The party, contesting its first election since it rebranded and dropped the word ‘Islamic’ from its name, is fielding five candidates, hoping to attract votes under the slogan “Join us for justice.”

“I will become a representative for all. All the supporters who have been betrayed by their colors [parties], I will become their representative as well, a true representative to defend the legal and constitutional rights of people of Kurdistan, that some sides have made into wealth and status for themselves,” said Komal candidate Soran Omer.

There were attempts to form a broad Kurdish coalition for the elections, but the parties failed to find common ground and, apart from the Patriotic Union of Kurdistan (PUK) and Change (Gorran) alliance, will compete for votes individually.

Komal “has not formed any alliance… because the demands that we had and what they had couldn’t be agreed upon,” Bestoon Hamasalih, the head of Komal’s election office, said in May. The Kurdistan Islamic Union (KIU) also said they had tried to form an alliance, but “it was futile.”

Also on Sunday, the Kurdistan Democratic Party (KDP) launched their campaign in Kirkuk. The party is returning to the disputed province after it left in 2017, but it is unhappy with the new election law that vastly increased the number of electoral districts. Head of the party Masoud Barzani said he was worried that distribution of seats was done without recent demographic information.

“We have a lot of comments on the election law and the distribution of seats in the provinces, which were not fair at all and were not correct because there were no statistics. But due to public interest and to keep KDP balanced, we decided to participate in the elections,” he said in a speech on Sunday.

The KDP will field 55 candidates in eleven provinces. 

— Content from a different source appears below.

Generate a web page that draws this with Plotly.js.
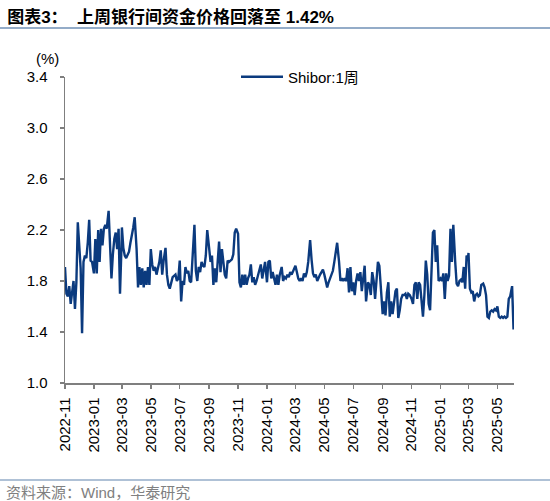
<!DOCTYPE html>
<html>
<head>
<meta charset="utf-8">
<script src="https://cdn.plot.ly/plotly-3.0.1.min.js"></script>
<style>
  html, body { margin: 0; padding: 0; background: #ffffff; }
  #chart { width: 550px; height: 501px; }
</style>
</head>
<body>
<div id="chart"></div>
<script>
// Months covered by the series (one block of sample days per month)
const months = [
  '2022-11','2022-12',
  '2023-01','2023-02','2023-03','2023-04','2023-05','2023-06',
  '2023-07','2023-08','2023-09','2023-10','2023-11','2023-12',
  '2024-01','2024-02','2024-03','2024-04','2024-05','2024-06',
  '2024-07','2024-08','2024-09','2024-10','2024-11','2024-12',
  '2025-01','2025-02','2025-03','2025-04','2025-05','2025-06'
];
// Sample days inside each month
const sampleDays = ['01','04','07','10','13','16','19','22','25','28'];

// Shibor 1W (%), 10 samples per month
const shibor2022 = [
  1.91,1.70,1.68,1.76,1.62,1.72,1.80,1.58,1.79,2.26,
  2.05,1.90,1.39,1.95,2.00,1.98,2.10,2.28,1.96,1.95
];
const shibor2023 = [
  1.86,2.13,1.86,2.20,1.95,2.21,2.08,2.21,2.24,2.21,
  2.35,2.08,1.82,2.01,2.13,2.18,2.05,2.21,1.70,2.05,
  2.22,2.06,2.00,1.98,2.00,2.03,2.10,2.15,2.22,2.30,
  2.05,1.75,1.91,1.77,1.90,1.75,1.88,1.77,1.91,1.77,
  2.05,1.93,1.88,1.91,1.85,1.90,1.95,2.04,1.85,1.96,
  2.06,1.85,1.77,1.74,1.80,1.83,1.84,1.85,1.80,1.82,
  1.96,1.64,1.80,1.77,1.91,1.86,1.88,1.80,1.79,1.97,
  2.24,1.88,1.80,1.91,1.87,1.95,1.92,1.91,2.00,2.20,
  2.08,1.95,2.00,1.77,1.90,1.79,1.95,2.11,1.87,2.05,
  1.95,1.85,1.82,1.96,1.95,1.96,1.97,2.01,2.18,2.21,
  2.17,1.79,1.75,1.85,1.77,1.85,1.77,1.82,1.85,1.93,
  1.79,1.83,1.77,1.80,1.84,1.88,1.93,1.82,1.88,1.95
];
const shibor2024 = [
  1.79,1.95,1.96,1.82,1.87,1.83,1.77,1.85,1.77,1.85,
  1.91,1.80,1.83,1.82,1.85,1.83,1.87,1.85,1.88,1.91,
  1.92,1.87,1.82,1.80,1.82,1.80,1.86,1.83,1.87,1.95,
  2.12,1.97,1.86,1.83,1.85,1.80,1.83,1.85,1.87,1.89,
  1.85,1.79,1.75,1.79,1.82,1.86,1.88,1.95,2.04,2.10,
  1.95,1.80,1.82,1.80,1.82,1.80,1.90,1.71,1.91,1.72,
  1.79,1.69,1.80,1.86,1.80,1.87,1.72,1.85,1.92,1.64,
  1.79,1.77,1.69,1.87,1.80,1.66,1.83,1.95,1.92,1.78,
  1.54,1.64,1.53,1.71,1.79,1.52,1.64,1.54,1.65,1.72,
  1.74,1.51,1.57,1.66,1.69,1.69,1.70,1.66,1.70,1.69,
  1.66,1.62,1.77,1.79,1.66,1.79,1.77,1.64,1.52,1.69,
  1.96,1.85,1.62,1.57,1.95,2.18,2.20,1.95,2.08,1.80
];
const shibor2025 = [
  1.82,1.80,1.86,1.66,1.86,1.80,1.84,2.21,1.95,2.24,
  1.95,1.78,1.76,1.80,1.81,1.79,1.91,1.74,2.00,1.97,
  2.02,1.74,1.71,1.72,1.64,1.69,1.70,1.68,1.69,1.77,
  1.78,1.75,1.69,1.52,1.51,1.56,1.57,1.56,1.58,1.57,
  1.60,1.52,1.51,1.52,1.51,1.52,1.51,1.52,1.66,1.68,
  1.76,1.42
];

// Axis tick labels
const tickLabels = [
  '2022-11','2023-01','2023-03','2023-05','2023-07','2023-09','2023-11',
  '2024-01','2024-03','2024-05','2024-07','2024-09','2024-11',
  '2025-01','2025-03','2025-05'
];
const yTicks = [1.0, 1.4, 1.8, 2.2, 2.6, 3.0, 3.4];

const seriesName = 'Shibor:1周';
const titleText = '图表3：  上周银行间资金价格回落至 1.42%';
const unitText = '(%)';
const sourceText = '资料来源：Wind，华泰研究';

// Build the table
const values = [].concat(shibor2022, shibor2023, shibor2024, shibor2025);
const dates = values.map((v, i) =>
  months[Math.floor(i / sampleDays.length)] + '-' + sampleDays[i % sampleDays.length]);

const latin = 'Liberation Sans, Arial, Noto Sans CJK SC, sans-serif';
const cjk = 'Liberation Sans, Noto Sans CJK SC, sans-serif';
const axisGray = '#7f7f7f';
const ruleBlue = '#94acc8';

const trace = {
  x: dates,
  y: values,
  type: 'scatter',
  mode: 'lines',
  name: seriesName,
  line: { color: '#0b3a7e', width: 2.4 },
  hoverinfo: 'skip'
};

const layout = {
  width: 550,
  height: 501,
  margin: { l: 65, r: 36, t: 77, b: 118 },
  paper_bgcolor: '#ffffff',
  plot_bgcolor: '#ffffff',
  font: { family: cjk, color: '#000000', size: 15 },
  title: {
    text: '<b>' + titleText + '</b>',
    font: { family: cjk, size: 17, color: '#000000' },
    x: 0.013, xanchor: 'left', xref: 'container',
    y: 1 - 17 / 501, yanchor: 'middle', yref: 'container'
  },
  showlegend: true,
  legend: {
    x: (236 - 65) / 449, xanchor: 'left',
    y: (383 - 77) / 306, yanchor: 'middle',
    bgcolor: 'rgba(0,0,0,0)',
    borderwidth: 0,
    itemwidth: 42,
    font: { family: cjk, size: 15, color: '#000000' }
  },
  xaxis: {
    type: 'date',
    range: ['2022-11-01', '2025-06-05'],
    tickmode: 'array',
    tickvals: tickLabels.map(t => t + '-01'),
    ticktext: tickLabels,
    tickangle: -90,
    tickfont: { family: latin, size: 15, color: '#000000' },
    ticks: 'outside', ticklen: 4, tickwidth: 1.5, tickcolor: axisGray,
    ticklabelstandoff: 3,
    showline: true, linecolor: axisGray, linewidth: 1.5,
    showgrid: false, zeroline: false
  },
  yaxis: {
    range: [1.0, 3.4],
    tickmode: 'array',
    tickvals: yTicks,
    ticktext: yTicks.map(v => v.toFixed(1)),
    tickfont: { family: latin, size: 15, color: '#000000' },
    ticks: 'outside', ticklen: 4, tickwidth: 1.5, tickcolor: axisGray,
    ticklabelstandoff: 9,
    showline: true, linecolor: axisGray, linewidth: 1.5,
    showgrid: false, zeroline: false
  },
  shapes: [
    { type: 'line', xref: 'paper', yref: 'paper',
      x0: -65 / 449, x1: 485 / 449, y0: (383 - 28) / 306, y1: (383 - 28) / 306,
      line: { color: ruleBlue, width: 2 } },
    { type: 'line', xref: 'paper', yref: 'paper',
      x0: -65 / 449, x1: 485 / 449, y0: (383 - 480) / 306, y1: (383 - 480) / 306,
      line: { color: ruleBlue, width: 1.5 } }
  ],
  annotations: [
    { text: unitText, xref: 'paper', yref: 'paper',
      x: (47 - 65) / 449, y: (383 - 58) / 306, xanchor: 'center', yanchor: 'middle',
      showarrow: false, font: { family: latin, size: 15, color: '#000000' } },
    { text: sourceText, xref: 'paper', yref: 'paper',
      x: (4 - 65) / 449, y: (383 - 492) / 306, xanchor: 'left', yanchor: 'middle',
      showarrow: false, font: { family: cjk, size: 15, color: '#808080' } }
  ]
};

Plotly.newPlot('chart', [trace], layout, { staticPlot: true, displayModeBar: false });
</script>
</body>
</html>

Iraq was due to hold parliamentary elections in 2022. Early elections were one of the demands of protests that began in October 2019 across central and southern Iraq and Prime Minister Mustafa al-Kadhimi called for the vote to be held on June 6 this year. In January, the Council of Ministers decided to push the date back to October 10 to give parties more time to register. The campaign so far has been muted and turnout is expected to be low.